By James Jackson
It started because I picked up his cigarettes for him.
We were all settling into our seats for a very crowded airplane flight. My seat mate was a very old man. And as he was adjusting his seatbelt, his cigarettes fell out of his coat pocket. I bent down and handed them back to him.
“Thanks,” he said quietly. “My sons have been on me to quit, but 72 years makes it a hard habit to break. I started smoking when I was 18 years old– the day I enlisted in the Army. I’m 90 now.”
“When did you enlist, sir?” I asked. I try to never miss an opportunity to show respect to someone who has served our country.
“December 8, 1941. I was in line at the recruiting office, the morning after Pearl Harbor, waiting for the doors to open.”
What followed was a truly fascinating conversation with a genuine war hero. He had served as the pilot of a B-24 bomber in the Pacific during World War II. I had just finished reading a book about a B-24 crewman who had been lost at sea in the Pacific. So I was able to ask him some reasonably intelligent questions about his experiences. I was sincerely grateful to have shared the flight with a member of the Greatest Generation.
I believe that our small groups and Sunday School classes are full of people who want to share their stories. And I honestly believe our groups will be richer for hearing them. So as I think about the conversation with that elderly gentleman, here are four takeaways that I believe we can apply to our small group leadership.
1. A small act of kindness opens a lot of doors. For me, it was stooping to pick something up for someone else. For you, it might be making sure the coffee is brewed before class starts. Or remembering a specific detail of a prayer request a group member shared three weeks before. When your group members perceive you as kind, they will be more likely to open up to you and to the rest of the group.

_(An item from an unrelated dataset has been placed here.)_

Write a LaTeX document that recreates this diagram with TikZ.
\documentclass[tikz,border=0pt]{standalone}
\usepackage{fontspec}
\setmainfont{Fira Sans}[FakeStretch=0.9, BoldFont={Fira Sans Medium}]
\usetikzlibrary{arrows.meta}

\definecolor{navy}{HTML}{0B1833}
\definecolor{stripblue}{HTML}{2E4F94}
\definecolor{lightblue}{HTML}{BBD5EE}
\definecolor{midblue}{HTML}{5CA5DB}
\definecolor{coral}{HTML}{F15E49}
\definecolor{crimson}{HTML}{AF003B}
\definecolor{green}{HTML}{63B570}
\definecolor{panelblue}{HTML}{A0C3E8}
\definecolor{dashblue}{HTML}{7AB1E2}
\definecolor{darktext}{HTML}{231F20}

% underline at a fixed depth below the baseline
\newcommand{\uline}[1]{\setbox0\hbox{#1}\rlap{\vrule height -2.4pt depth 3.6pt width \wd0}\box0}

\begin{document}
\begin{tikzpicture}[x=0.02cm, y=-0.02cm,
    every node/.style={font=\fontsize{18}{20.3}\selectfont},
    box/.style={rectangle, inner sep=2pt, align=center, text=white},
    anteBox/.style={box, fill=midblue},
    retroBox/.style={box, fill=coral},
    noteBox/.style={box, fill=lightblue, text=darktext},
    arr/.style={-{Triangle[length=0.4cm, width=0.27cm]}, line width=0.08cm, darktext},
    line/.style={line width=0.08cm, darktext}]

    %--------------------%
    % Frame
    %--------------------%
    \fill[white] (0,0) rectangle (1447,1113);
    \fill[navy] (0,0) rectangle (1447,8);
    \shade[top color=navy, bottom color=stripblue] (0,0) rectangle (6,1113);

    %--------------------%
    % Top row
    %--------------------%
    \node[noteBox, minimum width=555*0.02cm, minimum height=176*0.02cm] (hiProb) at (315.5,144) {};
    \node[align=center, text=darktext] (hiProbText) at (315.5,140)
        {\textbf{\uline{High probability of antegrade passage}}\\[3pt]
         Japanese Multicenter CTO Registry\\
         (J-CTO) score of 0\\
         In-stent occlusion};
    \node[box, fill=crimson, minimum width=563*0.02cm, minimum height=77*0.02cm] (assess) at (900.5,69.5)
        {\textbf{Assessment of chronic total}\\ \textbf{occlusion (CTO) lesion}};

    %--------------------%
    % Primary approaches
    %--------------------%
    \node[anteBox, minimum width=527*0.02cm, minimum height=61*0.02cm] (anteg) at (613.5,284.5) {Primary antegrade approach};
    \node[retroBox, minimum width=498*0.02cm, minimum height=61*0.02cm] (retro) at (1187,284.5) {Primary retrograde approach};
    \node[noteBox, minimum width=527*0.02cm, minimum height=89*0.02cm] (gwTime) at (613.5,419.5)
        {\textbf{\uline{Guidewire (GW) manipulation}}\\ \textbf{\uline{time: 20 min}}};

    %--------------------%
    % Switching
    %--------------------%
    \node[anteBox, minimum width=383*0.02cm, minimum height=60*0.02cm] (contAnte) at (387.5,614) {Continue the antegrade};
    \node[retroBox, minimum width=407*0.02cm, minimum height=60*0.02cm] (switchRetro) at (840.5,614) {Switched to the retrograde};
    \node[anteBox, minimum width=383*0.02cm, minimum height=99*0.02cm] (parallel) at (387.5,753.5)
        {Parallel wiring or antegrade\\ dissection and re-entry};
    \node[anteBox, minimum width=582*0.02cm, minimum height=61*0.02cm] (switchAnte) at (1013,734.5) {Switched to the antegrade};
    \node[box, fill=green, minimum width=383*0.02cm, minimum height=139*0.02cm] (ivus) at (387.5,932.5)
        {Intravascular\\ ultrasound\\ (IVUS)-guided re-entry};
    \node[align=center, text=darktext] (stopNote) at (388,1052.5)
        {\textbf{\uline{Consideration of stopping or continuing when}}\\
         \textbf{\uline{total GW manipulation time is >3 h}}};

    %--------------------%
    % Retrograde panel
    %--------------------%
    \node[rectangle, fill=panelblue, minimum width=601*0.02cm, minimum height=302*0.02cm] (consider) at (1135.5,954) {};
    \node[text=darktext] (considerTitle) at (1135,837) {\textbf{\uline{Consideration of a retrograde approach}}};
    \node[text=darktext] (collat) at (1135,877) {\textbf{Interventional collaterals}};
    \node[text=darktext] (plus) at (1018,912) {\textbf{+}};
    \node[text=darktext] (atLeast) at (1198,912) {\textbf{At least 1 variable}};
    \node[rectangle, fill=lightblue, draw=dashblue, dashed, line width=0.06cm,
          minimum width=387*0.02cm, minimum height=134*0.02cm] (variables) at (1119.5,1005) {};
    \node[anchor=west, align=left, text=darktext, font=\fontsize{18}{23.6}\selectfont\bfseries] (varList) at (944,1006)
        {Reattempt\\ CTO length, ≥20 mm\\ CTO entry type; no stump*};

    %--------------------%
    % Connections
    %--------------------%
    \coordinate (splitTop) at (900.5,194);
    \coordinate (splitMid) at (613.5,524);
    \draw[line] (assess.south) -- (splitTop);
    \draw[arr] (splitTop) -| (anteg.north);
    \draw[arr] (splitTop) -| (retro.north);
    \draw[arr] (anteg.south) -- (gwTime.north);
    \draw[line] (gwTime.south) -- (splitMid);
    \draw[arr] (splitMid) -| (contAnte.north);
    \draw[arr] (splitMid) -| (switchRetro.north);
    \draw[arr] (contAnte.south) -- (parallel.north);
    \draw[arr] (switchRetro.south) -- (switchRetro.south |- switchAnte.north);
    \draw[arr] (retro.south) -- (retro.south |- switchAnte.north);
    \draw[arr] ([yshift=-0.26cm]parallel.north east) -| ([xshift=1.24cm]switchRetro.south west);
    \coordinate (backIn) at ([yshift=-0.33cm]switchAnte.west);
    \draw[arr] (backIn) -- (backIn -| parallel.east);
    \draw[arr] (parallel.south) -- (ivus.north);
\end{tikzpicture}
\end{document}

2. A non-judgmental attitude keeps those doors open. Understand, I am not a fan of cigarette smoking. And I suppose I could have smugly watched the old man struggle to pick up his own cigarettes. Or, I could have said something snarky like, “You know these things will kill you, don’t you?” But odds are, if I had, I would have never experienced the rich conversation that followed. If you want your group members to share their stories, they need to know they won’t be judged for doing so. Communicate acceptance, both verbally and non-verbally. Watch your body language. Be aware of the expression on your face. Group members who may already be self-conscious about what they are sharing are paying attention to every cue you give them.
3. Find common ground. Because of the book I had just read (By the way, it was Unbroken by Laura Hillenbrand, and it is an amazing book), I was able to get into my seat mate’s world. I remembered from my reading that many WW2 pilots had bad experiences with how the B-24 handled in the air. I asked my new friend about his experience with the plane. He told me the very colorful (and quite profane, but remember Point #2!) nickname he and his crew gave their bomber. And new energy was injected into the conversation. Work to establish something you have in common with each person in your small group. If a 40-something, bookish editor can find common ground with a 90 year old emphysemic war hero, you can find common ground with the people in your small group.
4. Respect, Respect, Respect. I called him sir. I thanked him for serving our country. When he apologized for “rattling on” about his old war stories, I assured him that it was an honor to hear his story. I didn’t miss an opportunity to show him I valued who he was and the contribution he had made. Your group members will open up to the group when they believe they are valuable members of the group. And that starts with the feedback you give them as the group leader.